Für Mia (Emma Preisendanz) bricht eine Welt zusammen, als Lukas Bärwein (Florian Geißelmann), von den anderen „Lucky“ genannt, stirbt. Schließlich war er die große Liebe der Jugendlichen, mit ihm hatte sie immer wieder Amateurpornos gedreht. Doch jemand hat ihn ermordet. Nur wer? Und aus welchem Grund? Kommissarin Cris Blohm (Johanna Wokalek) und ihr Kollege Dennis Eden (Stephan Zinner) versuchen das herauszufinden. Dafür tauchen sie nicht nur in die Szene des gefilmten Sexes ein, sondern auch in die Welt der High Society, in der Mias Vater verkehrt, der Münchner Unternehmer Ralph Horschalek (Martin Rapold). Könnte er etwas damit zu tun haben, um seinen Ruf zu schützen? Da erhält die Polizei einen entscheidenden Hinweis, der jedoch einen kleinen Haken hat: Sie darf diesen nicht verwenden …

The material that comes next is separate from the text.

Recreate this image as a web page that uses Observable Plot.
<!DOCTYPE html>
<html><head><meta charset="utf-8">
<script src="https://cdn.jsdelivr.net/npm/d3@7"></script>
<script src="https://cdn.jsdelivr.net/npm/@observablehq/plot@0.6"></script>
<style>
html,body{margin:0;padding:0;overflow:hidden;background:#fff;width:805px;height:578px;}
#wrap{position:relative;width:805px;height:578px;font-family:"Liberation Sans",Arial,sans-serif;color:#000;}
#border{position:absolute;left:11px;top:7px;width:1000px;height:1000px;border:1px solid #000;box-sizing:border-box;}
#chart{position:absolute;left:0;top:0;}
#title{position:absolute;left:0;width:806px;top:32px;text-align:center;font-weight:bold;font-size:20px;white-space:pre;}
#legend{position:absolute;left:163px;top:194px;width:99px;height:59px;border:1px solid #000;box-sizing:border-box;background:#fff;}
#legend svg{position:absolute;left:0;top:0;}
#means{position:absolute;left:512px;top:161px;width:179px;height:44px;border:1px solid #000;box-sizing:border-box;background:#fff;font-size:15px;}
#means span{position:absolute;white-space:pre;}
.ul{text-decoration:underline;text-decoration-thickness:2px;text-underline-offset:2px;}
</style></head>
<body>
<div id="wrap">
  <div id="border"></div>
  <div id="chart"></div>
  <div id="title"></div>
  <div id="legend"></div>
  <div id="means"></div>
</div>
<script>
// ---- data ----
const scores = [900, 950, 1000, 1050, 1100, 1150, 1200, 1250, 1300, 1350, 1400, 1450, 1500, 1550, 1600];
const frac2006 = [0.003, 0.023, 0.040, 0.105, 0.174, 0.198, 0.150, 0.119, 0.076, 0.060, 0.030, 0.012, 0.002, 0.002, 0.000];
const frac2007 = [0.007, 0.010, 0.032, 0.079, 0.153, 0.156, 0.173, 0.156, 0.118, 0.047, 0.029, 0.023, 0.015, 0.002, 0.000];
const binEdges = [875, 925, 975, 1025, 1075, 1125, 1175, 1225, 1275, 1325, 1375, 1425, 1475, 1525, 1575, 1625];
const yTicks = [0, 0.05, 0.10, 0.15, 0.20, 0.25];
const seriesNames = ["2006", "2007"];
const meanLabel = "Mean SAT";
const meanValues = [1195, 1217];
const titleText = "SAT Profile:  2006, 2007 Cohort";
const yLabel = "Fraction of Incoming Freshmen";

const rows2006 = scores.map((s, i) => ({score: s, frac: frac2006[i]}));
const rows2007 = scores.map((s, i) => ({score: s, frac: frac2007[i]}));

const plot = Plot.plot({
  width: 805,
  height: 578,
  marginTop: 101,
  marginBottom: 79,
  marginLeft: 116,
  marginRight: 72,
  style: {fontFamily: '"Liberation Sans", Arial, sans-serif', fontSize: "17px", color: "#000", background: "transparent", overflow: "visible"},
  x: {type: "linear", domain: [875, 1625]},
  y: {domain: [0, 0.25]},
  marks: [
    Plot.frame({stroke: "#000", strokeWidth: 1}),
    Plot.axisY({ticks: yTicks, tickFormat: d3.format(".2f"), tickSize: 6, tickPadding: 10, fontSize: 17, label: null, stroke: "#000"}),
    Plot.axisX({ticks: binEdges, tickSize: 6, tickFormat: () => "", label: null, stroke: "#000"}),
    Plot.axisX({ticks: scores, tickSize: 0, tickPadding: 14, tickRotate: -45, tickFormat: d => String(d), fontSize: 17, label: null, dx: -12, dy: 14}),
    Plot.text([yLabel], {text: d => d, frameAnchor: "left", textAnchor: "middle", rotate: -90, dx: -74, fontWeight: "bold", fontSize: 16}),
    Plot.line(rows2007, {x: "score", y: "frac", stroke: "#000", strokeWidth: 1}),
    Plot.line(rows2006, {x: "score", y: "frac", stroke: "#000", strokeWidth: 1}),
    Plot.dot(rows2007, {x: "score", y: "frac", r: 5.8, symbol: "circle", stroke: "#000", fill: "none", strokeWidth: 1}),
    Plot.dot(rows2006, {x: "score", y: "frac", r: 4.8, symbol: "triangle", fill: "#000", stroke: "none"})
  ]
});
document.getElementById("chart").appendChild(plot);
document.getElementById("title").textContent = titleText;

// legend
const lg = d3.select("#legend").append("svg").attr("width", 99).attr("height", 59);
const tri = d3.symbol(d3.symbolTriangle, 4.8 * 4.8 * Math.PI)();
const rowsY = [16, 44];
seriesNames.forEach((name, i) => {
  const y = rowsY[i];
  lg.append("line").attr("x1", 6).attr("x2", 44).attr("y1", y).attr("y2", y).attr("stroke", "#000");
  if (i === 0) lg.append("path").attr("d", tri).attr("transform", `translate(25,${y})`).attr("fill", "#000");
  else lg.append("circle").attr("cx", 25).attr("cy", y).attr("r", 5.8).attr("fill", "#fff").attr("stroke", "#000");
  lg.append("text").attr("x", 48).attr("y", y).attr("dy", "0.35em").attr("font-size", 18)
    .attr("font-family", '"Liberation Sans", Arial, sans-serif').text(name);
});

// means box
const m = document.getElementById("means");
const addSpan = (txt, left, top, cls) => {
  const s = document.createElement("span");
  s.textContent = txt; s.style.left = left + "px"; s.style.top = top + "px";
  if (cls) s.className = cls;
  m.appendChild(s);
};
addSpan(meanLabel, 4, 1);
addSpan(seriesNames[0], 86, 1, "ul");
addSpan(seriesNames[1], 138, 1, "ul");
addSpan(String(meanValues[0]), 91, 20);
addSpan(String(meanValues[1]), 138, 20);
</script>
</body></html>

Amateurporno trifft Schickimicki
Zum Ende des Jahres geht es in den öffentlich-rechtlichen Sender mal wieder besonders mörderisch zu, das Erste und das ZDF überbieten sich gegenseitig mit neuen Krimis. Nachdem zuletzt der Tatort wieder besonders oft vertreten war, etwa mit der Betrugsgroteske Man stirbt nur zweimal und dem konfliktreichen Made in China, darf zum Ausklang auch Polizeiruf 110 noch einmal um die Gunst des Publikums wetteifern. Das ist prinzipiell willkommen, da die Reihe diesen Herbst sehr stiefmütterlich behandelt wurde. Mit Wasserwege über eine ermordete Studentin, die in einem Kanu gefunden wurde, gab es gerade einmal einen neuen Film. Jetzt kommt mit Jenseits des Rechts noch ein zweiter. Und offensichtlich wollte man die seltene Gelegenheit nutzen, um umso mehr Stoff in die anderthalb Stunden zu stopfen.

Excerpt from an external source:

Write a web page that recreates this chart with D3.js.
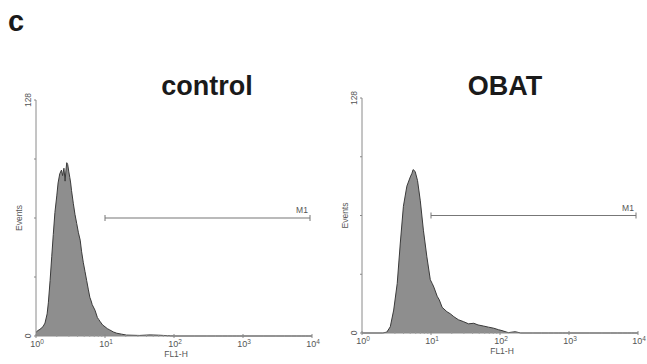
<!DOCTYPE html>
<html>
<head>
<meta charset="utf-8">
<script src="https://cdn.jsdelivr.net/npm/d3@7"></script>
<style>
  body { margin: 0; background: #fff; }
  svg { display: block; font-family: "Liberation Sans", Arial, sans-serif; }
</style>
</head>
<body>
<script>
// FL1-H intensity and event counts
var controlFL1 = [1.00, 1.07, 1.14, 1.26, 1.35, 1.45, 1.51, 1.60, 1.69, 1.78, 1.88, 2.00, 2.09, 2.21, 2.34,
    2.43, 2.54, 2.64, 2.72, 2.79, 2.88, 2.99, 3.09, 3.18, 3.27, 3.47, 3.67, 3.89, 4.12, 4.37, 4.57, 4.84, 5.13, 5.43,
    5.75, 6.03, 6.30, 6.53, 7.16, 7.76, 8.10, 8.51, 9.23, 10.0, 10.8, 11.7, 13.2, 14.8, 17.4, 20.4, 31.6, 45, 63, 100, 10000];
var controlEvents = [2, 3, 3.6, 5, 7, 12, 18, 30, 43, 55, 67, 76, 83, 88, 90,
    87, 91, 84, 90, 94, 93, 89, 86, 83, 79, 72, 66, 61, 56, 52, 46, 40, 35, 30,
    25, 21, 19, 17, 14, 10, 9, 7.8, 6, 5, 4, 3.3, 2.2, 1.5, 1, 0.5, 0.3, 0.6, 0.4, 0, 0];

var obatFL1 = [1.00, 2.00, 2.29, 2.57, 2.88, 3.24, 3.59, 3.98, 4.47, 5.01, 5.30, 5.50, 5.89, 6.38, 7.00,
    7.76, 8.71, 9.77, 10.4, 11.0, 12.3, 13.2, 14.5, 17.0, 19.0, 21.4, 25.0, 29.5, 35.0, 41.7, 48.0,
    57.5, 68.0, 81.3, 95.0, 107, 132, 166, 200, 10000];
var obatEvents = [0, 0, 0.5, 3.4, 12.5, 27, 49, 69, 80, 85, 87, 89, 88, 83, 72,
    56, 41.5, 29, 27, 25, 20, 18, 14, 11.6, 10.5, 8.9, 7.2, 6.2, 5.0, 5.3, 4.4,
    3.8, 3.2, 2.6, 1.8, 1.3, 0.2, 0.7, 0, 0];

var panelNames = ["control", "OBAT"];
var xTickPowers = [0, 1, 2, 3, 4];
var yTickValues = [0, 32, 64, 96, 128];
var m1Range = [10, 10000];
var m1Height = 64;

var w = 647, h = 364;
var svg = d3.select("body").append("svg").attr("width", w).attr("height", h);

svg.append("text")
    .attr("x", 8).attr("y", 31)
    .attr("font-size", 29).attr("font-weight", "bold").attr("fill", "#1a1a1a")
    .text("c");

var panels = [
    { name: panelNames[0], fl1: controlFL1, events: controlEvents, left: 36, top: 100, height: 236, titleX: 207 },
    { name: panelNames[1], fl1: obatFL1, events: obatEvents, left: 362, top: 98, height: 235, titleX: 505 }
];

var plotW = 276;

panels.forEach(function(p) {
    var g = svg.append("g").attr("transform", "translate(" + p.left + "," + p.top + ")");

    var x = d3.scaleLog().domain([1, 10000]).range([0, plotW]);
    var y = d3.scaleLinear().domain([0, 128]).range([p.height, 0]);

    // title
    svg.append("text")
        .attr("x", p.titleX).attr("y", 95)
        .attr("text-anchor", "middle")
        .attr("font-size", 27).attr("font-weight", "bold").attr("fill", "#1a1a1a")
        .text(p.name);

    // histogram
    var points = p.fl1.map(function(v, i) { return [v, p.events[i]]; });
    var area = d3.area()
        .x(function(d) { return x(d[0]); })
        .y0(y(0))
        .y1(function(d) { return y(d[1]); });
    var line = d3.line()
        .x(function(d) { return x(d[0]); })
        .y(function(d) { return y(d[1]); });

    g.append("path").datum(points)
        .attr("d", area)
        .attr("fill", "#8e8e8e");
    g.append("path").datum(points)
        .attr("d", line)
        .attr("fill", "none")
        .attr("stroke", "#3a3a3a")
        .attr("stroke-width", 1);

    // axes
    g.append("line")
        .attr("x1", 0).attr("x2", 0).attr("y1", 0).attr("y2", p.height)
        .attr("stroke", "#8a8a8a").attr("stroke-width", 1);
    g.append("line")
        .attr("x1", 0).attr("x2", plotW).attr("y1", p.height).attr("y2", p.height)
        .attr("stroke", "#8a8a8a").attr("stroke-width", 1.2);

    // minor ticks on x
    xTickPowers.slice(0, 4).forEach(function(pw) {
        for (var k = 2; k <= 9; k++) {
            var xv = x(Math.pow(10, pw) * k);
            g.append("line")
                .attr("x1", xv).attr("x2", xv)
                .attr("y1", p.height - 1).attr("y2", p.height + 1)
                .attr("stroke", "#999").attr("stroke-width", 0.8);
        }
    });

    // x tick labels
    xTickPowers.forEach(function(pw) {
        var xv = x(Math.pow(10, pw));
        g.append("line")
            .attr("x1", xv).attr("x2", xv)
            .attr("y1", p.height - 2).attr("y2", p.height + 2)
            .attr("stroke", "#888");
        var t = g.append("text")
            .attr("x", xv + 1).attr("y", p.height + 11)
            .attr("text-anchor", "middle")
            .attr("font-size", 9).attr("fill", "#555");
        t.append("tspan").text("10");
        t.append("tspan").attr("dy", -3).attr("font-size", 6.5).text(pw);
    });

    // y ticks
    yTickValues.forEach(function(v) {
        g.append("line")
            .attr("x1", -2).attr("x2", 0)
            .attr("y1", y(v)).attr("y2", y(v))
            .attr("stroke", "#888");
    });
    [0, 128].forEach(function(v) {
        g.append("text")
            .attr("transform", "translate(-5," + y(v) + ") rotate(-90)")
            .attr("text-anchor", "middle")
            .attr("font-size", 8.5).attr("fill", "#555")
            .text(v);
    });

    g.append("text")
        .attr("transform", "translate(-14," + (p.height / 2) + ") rotate(-90)")
        .attr("text-anchor", "middle")
        .attr("font-size", 8.5).attr("fill", "#555")
        .text("Events");

    g.append("text")
        .attr("x", plotW / 2 + 2).attr("y", p.height + 21)
        .attr("text-anchor", "middle")
        .attr("font-size", 8.5).attr("fill", "#555")
        .text("FL1-H");

    // M1 marker
    var my = y(m1Height);
    g.append("line")
        .attr("x1", x(m1Range[0])).attr("x2", x(m1Range[1]) - 2)
        .attr("y1", my).attr("y2", my)
        .attr("stroke", "#777").attr("stroke-width", 1.2);
    [x(m1Range[0]), x(m1Range[1]) - 2].forEach(function(xv) {
        g.append("line")
            .attr("x1", xv).attr("x2", xv)
            .attr("y1", my - 3).attr("y2", my + 3)
            .attr("stroke", "#777").attr("stroke-width", 1);
    });
    g.append("text")
        .attr("x", x(m1Range[1]) - 10).attr("y", my - 5)
        .attr("text-anchor", "middle")
        .attr("font-size", 8.5).attr("fill", "#555")
        .text("M1");
});
</script>
</body>
</html>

So könnte man anfangs meinen, dass es diesmal explizit um das Thema Amateurpornos geht. Wer dreht solche? Wer schaut diese? Und ist das nun Ausdruck von Selbstbestimmung oder doch nur Ausbeute? Aber auch wenn Polizeiruf 110: Jenseits des Rechts immer mal wieder entsprechende Szenen zeigt, hat der Film doch ziemlich wenig über das alles zu sagen. Wo Tatort: Siebte Etage kürzlich noch eine Diskussion rund um Sexarbeit starten wollte, daran aber scheiterte, wird hier nicht mal versucht, irgendwie relevant zu sein. Die Gegenüberstellung mit dem anderen Milieu, dem Glamour des Unternehmen-Schickimicki, klang auch reizvoller, als es das Ergebnis ist. Ein bisschen ist natürlich beides eine reine Fassade, das Spiel mit Träumen und Sehnsüchten. Substanz hat das aber nicht, ebenso wenig die diversen anderen Themen, die plötzlich aufkommen.

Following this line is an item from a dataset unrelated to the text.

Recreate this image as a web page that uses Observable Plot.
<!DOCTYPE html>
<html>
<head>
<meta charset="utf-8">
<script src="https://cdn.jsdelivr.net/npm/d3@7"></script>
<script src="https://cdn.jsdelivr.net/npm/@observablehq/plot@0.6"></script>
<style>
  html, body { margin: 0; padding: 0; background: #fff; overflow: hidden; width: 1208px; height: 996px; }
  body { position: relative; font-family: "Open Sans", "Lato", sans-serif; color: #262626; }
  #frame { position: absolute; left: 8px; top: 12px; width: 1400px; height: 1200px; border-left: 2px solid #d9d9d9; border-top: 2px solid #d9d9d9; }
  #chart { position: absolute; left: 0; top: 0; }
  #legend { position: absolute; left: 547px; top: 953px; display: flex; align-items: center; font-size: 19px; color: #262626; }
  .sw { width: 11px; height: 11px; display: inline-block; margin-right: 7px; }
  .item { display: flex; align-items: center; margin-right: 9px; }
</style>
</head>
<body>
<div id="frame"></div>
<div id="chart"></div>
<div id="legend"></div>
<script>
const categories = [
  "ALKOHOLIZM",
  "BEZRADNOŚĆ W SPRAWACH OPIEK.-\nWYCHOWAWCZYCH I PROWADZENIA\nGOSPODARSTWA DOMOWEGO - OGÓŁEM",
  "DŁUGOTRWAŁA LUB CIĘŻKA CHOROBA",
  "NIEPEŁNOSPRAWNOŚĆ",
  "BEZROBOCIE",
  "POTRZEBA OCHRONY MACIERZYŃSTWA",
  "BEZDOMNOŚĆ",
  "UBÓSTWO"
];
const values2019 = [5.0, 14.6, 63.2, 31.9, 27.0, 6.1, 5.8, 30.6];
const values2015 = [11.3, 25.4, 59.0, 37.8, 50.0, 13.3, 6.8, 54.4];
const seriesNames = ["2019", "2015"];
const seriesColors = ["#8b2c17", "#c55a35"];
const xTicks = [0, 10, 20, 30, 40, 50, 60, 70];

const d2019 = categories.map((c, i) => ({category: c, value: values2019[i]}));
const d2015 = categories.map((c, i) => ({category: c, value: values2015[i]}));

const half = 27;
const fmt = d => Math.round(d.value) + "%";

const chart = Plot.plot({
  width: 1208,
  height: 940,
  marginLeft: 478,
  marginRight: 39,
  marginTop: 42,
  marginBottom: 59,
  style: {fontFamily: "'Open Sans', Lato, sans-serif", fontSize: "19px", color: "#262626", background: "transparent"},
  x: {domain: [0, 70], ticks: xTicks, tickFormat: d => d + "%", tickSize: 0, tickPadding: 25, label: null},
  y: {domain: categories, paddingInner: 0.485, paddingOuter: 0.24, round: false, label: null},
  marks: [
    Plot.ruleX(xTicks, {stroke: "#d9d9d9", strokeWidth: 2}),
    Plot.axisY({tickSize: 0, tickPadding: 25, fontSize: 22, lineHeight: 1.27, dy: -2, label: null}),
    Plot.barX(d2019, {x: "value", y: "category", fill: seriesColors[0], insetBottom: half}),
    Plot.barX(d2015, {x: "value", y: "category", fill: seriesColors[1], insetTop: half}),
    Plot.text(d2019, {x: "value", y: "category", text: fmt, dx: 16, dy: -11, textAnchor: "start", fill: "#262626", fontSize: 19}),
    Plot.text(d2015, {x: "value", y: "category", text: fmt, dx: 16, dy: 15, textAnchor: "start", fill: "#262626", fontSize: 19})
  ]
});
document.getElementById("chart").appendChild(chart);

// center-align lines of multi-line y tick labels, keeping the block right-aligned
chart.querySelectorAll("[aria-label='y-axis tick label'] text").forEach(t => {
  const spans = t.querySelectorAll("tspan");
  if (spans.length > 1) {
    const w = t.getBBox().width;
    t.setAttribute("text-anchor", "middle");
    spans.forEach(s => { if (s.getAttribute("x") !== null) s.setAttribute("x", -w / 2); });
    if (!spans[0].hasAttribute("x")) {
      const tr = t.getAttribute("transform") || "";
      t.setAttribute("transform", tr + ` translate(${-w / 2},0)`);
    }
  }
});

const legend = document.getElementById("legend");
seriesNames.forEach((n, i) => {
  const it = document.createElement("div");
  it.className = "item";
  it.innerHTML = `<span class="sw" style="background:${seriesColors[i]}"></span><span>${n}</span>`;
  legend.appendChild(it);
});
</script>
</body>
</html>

Verspielt und spannungsarm
Am interessantesten ist dabei noch die juristische bzw. moralische Frage, die der Film aufwirft. Wie schon der Titel Polizeiruf 110: Jenseits des Rechts vorwegnimmt, setzt sich die Protagonistin irgendwann über die Grenzen der Legalität hinweg. Auch darüber ließe sich viel diskutieren. Viel draus gemacht wird aber nicht, zumal es wünschenswert wäre, wenn es in den vielen Krimis, in denen die Polizei Gesetze bricht, irgendwann auch mal Konsequenzen gezogen werden. Klar, ein Krimi muss weder realistisch noch tiefgründig sein. Dann sollte es aber wenigstens spannend werden. Das ist hier aber kaum der Fall, der 416. Film des Dauerbrenners ist über weite Strecken eher langweilig. Selbst zum Schluss, wenn es mal brisanter wird, ist der Nervenkitzel überschaubar.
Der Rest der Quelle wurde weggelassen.